Dataset extract

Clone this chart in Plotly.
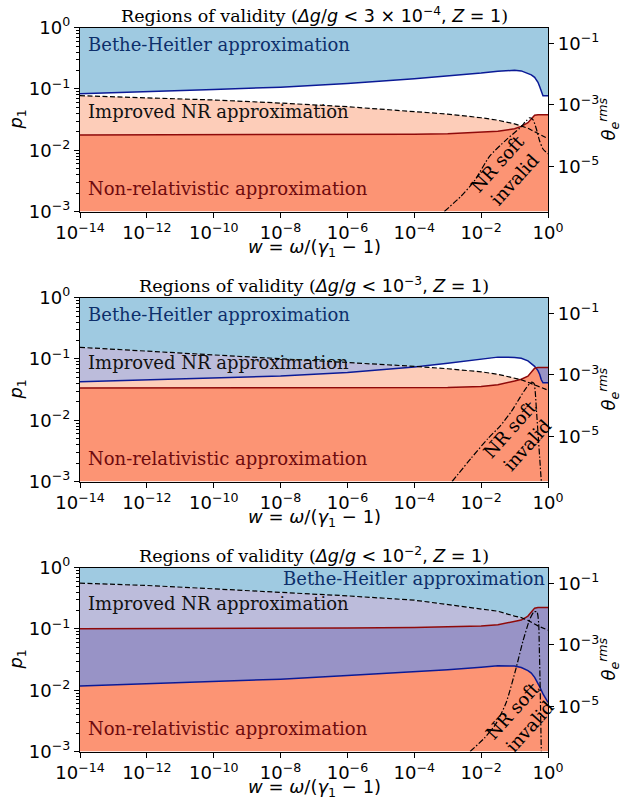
import numpy as np
import plotly.graph_objects as go

# ---------------- data (log10 values) ----------------
# common grid of log10(w)
W = [-14, -12, -10, -8, -6, -4, -3, -2, -1.5, -1, -0.8, -0.6, -0.5, -0.4, -0.3, -0.25, -0.2, -0.15, 0]

# panel 1 : dg/g < 3e-4
B1 = [-1.08, -1.05, -1.01, -0.97, -0.91, -0.835, -0.79, -0.74, -0.71, -0.695, -0.705, -0.74, -0.77, -0.81, -0.89, -0.96, -1.04, -1.11, -1.11]
R1 = [-1.75, -1.75, -1.75, -1.75, -1.745, -1.74, -1.73, -1.71, -1.69, -1.65, -1.61, -1.55, -1.48, -1.43, -1.42, -1.42, -1.42, -1.42, -1.42]
D1 = [-1.11, -1.14, -1.18, -1.23, -1.29, -1.37, -1.41, -1.47, -1.51, -1.57, -1.60, -1.64, -1.67, -1.70, -1.73, -1.745, -1.76, -1.775, -1.81]
DDW1 = [-3.1, -2.6, -2.2, -1.75, -1.25, -0.85, -0.65, -0.55, -0.45, -0.35, -0.25, -0.15, 0]
DDP1 = [-3.0, -2.75, -2.5, -2.1, -1.83, -1.64, -1.52, -1.47, -1.5, -1.65, -1.85, -1.98, -2.06]

# panel 2 : dg/g < 1e-3
B2 = [-1.37, -1.34, -1.32, -1.28, -1.22, -1.13, -1.07, -1.0, -0.97, -0.975, -0.99, -1.03, -1.07, -1.12, -1.19, -1.25, -1.34, -1.39, -1.39]
R2 = [-1.475, -1.475, -1.475, -1.475, -1.475, -1.47, -1.465, -1.45, -1.42, -1.36, -1.33, -1.28, -1.21, -1.15, -1.14, -1.14, -1.14, -1.14, -1.14]
D2 = [-0.81, -0.87, -0.93, -0.99, -1.05, -1.12, -1.16, -1.21, -1.25, -1.31, -1.34, -1.38, -1.40, -1.42, -1.45, -1.46, -1.47, -1.48, -1.51]
DDW2 = [-2.87, -2.3, -1.8, -1.44, -1.1, -0.84, -0.65, -0.5, -0.42, -0.38, -0.35, -0.3, -0.25, -0.2]
DDP2 = [-3.0, -2.62, -2.3, -2.1, -1.86, -1.63, -1.47, -1.38, -1.4, -1.55, -1.8, -2.2, -2.6, -3.0]

# panel 3 : dg/g < 1e-2
B3 = [-1.93, -1.89, -1.86, -1.82, -1.76, -1.70, -1.665, -1.625, -1.60, -1.605, -1.63, -1.68, -1.72, -1.79, -1.88, -1.94, -2.0, -2.06, -2.2]
R3 = [-0.995, -0.995, -0.99, -0.99, -0.985, -0.975, -0.965, -0.95, -0.93, -0.885, -0.855, -0.79, -0.72, -0.66, -0.65, -0.65, -0.65, -0.65, -0.65]
D3 = [-0.253, -0.29, -0.345, -0.40, -0.46, -0.53, -0.60, -0.68, -0.71, -0.79, -0.815, -0.86, -0.895, -0.92, -0.95, -0.96, -0.975, -0.985, -1.02]
DDW3 = [-2.33, -1.9, -1.56, -1.25, -0.96, -0.75, -0.55, -0.42, -0.33, -0.28, -0.26, -0.24, -0.22, -0.2]
DDP3 = [-3.0, -2.78, -2.55, -2.2, -1.65, -1.2, -0.85, -0.72, -0.72, -0.9, -1.3, -1.8, -2.4, -3.0]

TITLES = [
    "3 × 10<sup>−4</sup>",
    "10<sup>−3</sup>",
    "10<sup>−2</sup>",
]
X_TICK_EXP = [-14, -12, -10, -8, -6, -4, -2, 0]
Y_TICK_EXP = [-3, -2, -1, 0]
THETA_TICK_EXP = [-5, -3, -1]

# label positions (log units)
BH_POS = [(-13.82, -0.275, "left"), (-13.82, -0.275, "left"), (-0.04, -0.18, "right")]
INR_Y = [-1.36, -1.05, -0.585]
NR_Y = -2.63
SOFT_POS = [(-1.25, -2.34), (-0.88, -2.28), (-0.8, -2.45)]

PANELS = [(B1, R1, D1, DDW1, DDP1), (B2, R2, D2, DDW2, DDP2), (B3, R3, D3, DDW3, DDP3)]

# ---------------- style ----------------
LIGHT_BLUE = "#9fcae1"
SALMON = "#fc9474"
LIGHT_SALMON = "#fdcdb9"
LAVENDER = "#bcbcdb"
PURPLE = "#9893c6"
BLUE_LINE = "#0b1a96"
RED_LINE = "#8f0a0a"
SANS = "DejaVu Sans"
SERIF = "DejaVu Serif"
FS_TICK = 18
FS_LAB = 18
FS_TITLE = 17.5

H = 800
PLOT_W = 468
TOP_PX = 27.7
BOT_PX = 211.5
STEP = 270

fig = go.Figure()
layout = {}


def sup(e):
    return "10<sup>" + str(e).replace("-", "−") + "</sup>"


anns = []
for k, (B, R, D, DDW, DDP) in enumerate(PANELS):
    xn = "x" if k == 0 else f"x{k+1}"
    yl = "y" if k == 0 else f"y{2*k+1}"
    yr = f"y{2*k+2}"
    xkey = "xaxis" if k == 0 else f"xaxis{k+1}"
    ylkey = "yaxis" if k == 0 else f"yaxis{2*k+1}"
    yrkey = f"yaxis{2*k+2}"

    w = np.array(W, dtype=float)
    b = np.array(B, dtype=float)
    r = np.array(R, dtype=float)
    d = np.array(D, dtype=float)
    bottom = np.full_like(w, -3.0)
    top = np.zeros_like(w)

    mBR = np.minimum(b, r)
    MBR = np.maximum(b, r)
    bands = [
        (bottom, mBR, SALMON),                                   # NR only
        (mBR, r, PURPLE),                                        # NR + BH
        (r, np.maximum(r, np.minimum(d, b)), LIGHT_SALMON),      # improved NR only
        (MBR, np.maximum(MBR, d), LAVENDER),                     # improved NR + BH
        (np.maximum(np.maximum(b, r), d), top, LIGHT_BLUE),      # BH only
    ]
    xv = 10 ** w
    for lo, hi, col in bands:
        fig.add_trace(go.Scatter(x=xv, y=10 ** lo, mode="lines", line=dict(width=0, color=col),
                                 xaxis=xn, yaxis=yl, showlegend=False, hoverinfo="skip"))
        fig.add_trace(go.Scatter(x=xv, y=10 ** hi, mode="lines", line=dict(width=0, color=col),
                                 fill="tonexty", fillcolor=col,
                                 xaxis=xn, yaxis=yl, showlegend=False, hoverinfo="skip"))

    # boundary lines
    fig.add_trace(go.Scatter(x=xv, y=10 ** b, mode="lines", line=dict(color=BLUE_LINE, width=1.5),
                             xaxis=xn, yaxis=yl, showlegend=False, hoverinfo="skip"))
    fig.add_trace(go.Scatter(x=xv, y=10 ** r, mode="lines", line=dict(color=RED_LINE, width=1.5),
                             xaxis=xn, yaxis=yl, showlegend=False, hoverinfo="skip"))
    fig.add_trace(go.Scatter(x=xv, y=10 ** d, mode="lines",
                             line=dict(color="black", width=1.2, dash="5px,2.5px"),
                             xaxis=xn, yaxis=yl, showlegend=False, hoverinfo="skip"))
    fig.add_trace(go.Scatter(x=10 ** np.array(DDW, dtype=float), y=10 ** np.array(DDP, dtype=float),
                             mode="lines", line=dict(color="black", width=1.2, dash="6px,2px,1.5px,2px",
                                                     shape="spline", smoothing=0.6),
                             xaxis=xn, yaxis=yl, showlegend=False, hoverinfo="skip"))
    # dummy trace for right axis
    fig.add_trace(go.Scatter(x=[None], y=[None], xaxis=xn, yaxis=yr, showlegend=False, hoverinfo="skip"))

    top_px = TOP_PX + STEP * k
    bot_px = BOT_PX + STEP * k
    dom = [1 - bot_px / H, 1 - top_px / H]
    mid = 1 - (top_px + bot_px) / 2 / H

    axis_common = dict(showline=True, linecolor="black", linewidth=1.3, ticks="outside", ticklen=5,
                       tickwidth=1.2, tickcolor="black", showgrid=False, zeroline=False, automargin=False,
                       tickfont=dict(family=SANS, size=FS_TICK, color="black"))
    layout[xkey] = dict(axis_common, type="log", range=[-14, 0], domain=[0, 1], anchor=yl, mirror=True,
                        tickvals=[10.0 ** e for e in X_TICK_EXP], ticktext=[sup(e) for e in X_TICK_EXP])
    layout[ylkey] = dict(axis_common, type="log", range=[-3, 0], domain=dom, anchor=xn,
                         tickvals=[10.0 ** e for e in Y_TICK_EXP], ticktext=[sup(e) for e in Y_TICK_EXP],
                         minor=dict(ticks="outside", ticklen=3, tickcolor="black",
                                    tickvals=[m * 10.0 ** e for e in range(-3, 0) for m in range(2, 10)]))
    layout[yrkey] = dict(axis_common, type="log", range=[-6.477, -0.477], overlaying=yl, side="right",
                         anchor=xn,
                         tickvals=[10.0 ** e for e in THETA_TICK_EXP], ticktext=[sup(e) for e in THETA_TICK_EXP])

    # title
    anns.append(dict(xref="paper", yref="paper", x=0.5, y=1 - top_px / H, yanchor="bottom", yshift=0,
                     showarrow=False, font=dict(family=SERIF, size=FS_TITLE, color="black"),
                     text=f"Regions of validity (<span style='font-family:{SANS}'><i>Δg</i>/<i>g</i> &lt; "
                          f"{TITLES[k]}, <i>Z</i> = 1</span>)"))
    # x title
    anns.append(dict(xref="paper", yref="paper", x=0.5, y=1 - (bot_px + 36.5) / H, yanchor="middle",
                     showarrow=False, font=dict(family=SANS, size=FS_TICK, color="black"),
                     text="<i>w</i> = <i>ω</i>/(<i>γ</i><sub>1</sub> − 1)"))
    # left y title
    anns.append(dict(xref="paper", yref="paper", x=-63 / PLOT_W, y=mid,
                     xanchor="center", yanchor="middle", textangle=-90, showarrow=False,
                     font=dict(family=SANS, size=FS_TICK, color="black"), text="<i>p</i><sub>1</sub>"))
    # right y title
    anns.append(dict(xref="paper", yref="paper", x=1 + 60 / PLOT_W, y=mid,
                     xanchor="center", yanchor="middle", textangle=-90, showarrow=False,
                     font=dict(family=SANS, size=FS_TICK, color="black"),
                     text="<i>θ</i><sub><i>e</i></sub><sup><i>rms</i></sup>"))
    # region labels
    bx, by, banc = BH_POS[k]
    anns.append(dict(xref=xn, yref=yl, x=bx, y=by, xanchor=banc, yanchor="middle", showarrow=False,
                     font=dict(family=SERIF, size=FS_LAB, color="#0d2f6b"), text="Bethe-Heitler approximation"))
    anns.append(dict(xref=xn, yref=yl, x=-13.82, y=INR_Y[k], xanchor="left", yanchor="middle", showarrow=False,
                     font=dict(family=SERIF, size=FS_LAB, color="#111111"), text="Improved NR approximation"))
    anns.append(dict(xref=xn, yref=yl, x=-13.82, y=NR_Y, xanchor="left", yanchor="middle", showarrow=False,
                     font=dict(family=SERIF, size=FS_LAB, color="#6e0a0e"), text="Non-relativistic approximation"))
    sx, sy = SOFT_POS[k]
    anns.append(dict(xref=xn, yref=yl, x=sx, y=sy, xanchor="center", yanchor="middle", showarrow=False,
                     textangle=-48, font=dict(family=SERIF, size=FS_LAB, color="black"),
                     text="NR soft<br>invalid"))

fig.update_layout(
    width=628, height=800,
    margin=dict(l=80, r=80, t=0, b=0, autoexpand=False),
    paper_bgcolor="white", plot_bgcolor="white",
    annotations=anns,
    **layout,
)

fig.write_html("out.html", config={"displayModeBar": False},
               post_script="document.body.style.margin='0';document.body.style.padding='0';")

Exercise task
The lines from the top of the data above through the one holding "-0.2, -0.15, 0]" are to be repeated exactly, and only those, with no pictures.

Problem solution
Clone this chart in Plotly.
import numpy as np
import plotly.graph_objects as go

# ---------------- data (log10 values) ----------------
# common grid of log10(w)
W = [-14, -12, -10, -8, -6, -4, -3, -2, -1.5, -1, -0.8, -0.6, -0.5, -0.4, -0.3, -0.25, -0.2, -0.15, 0]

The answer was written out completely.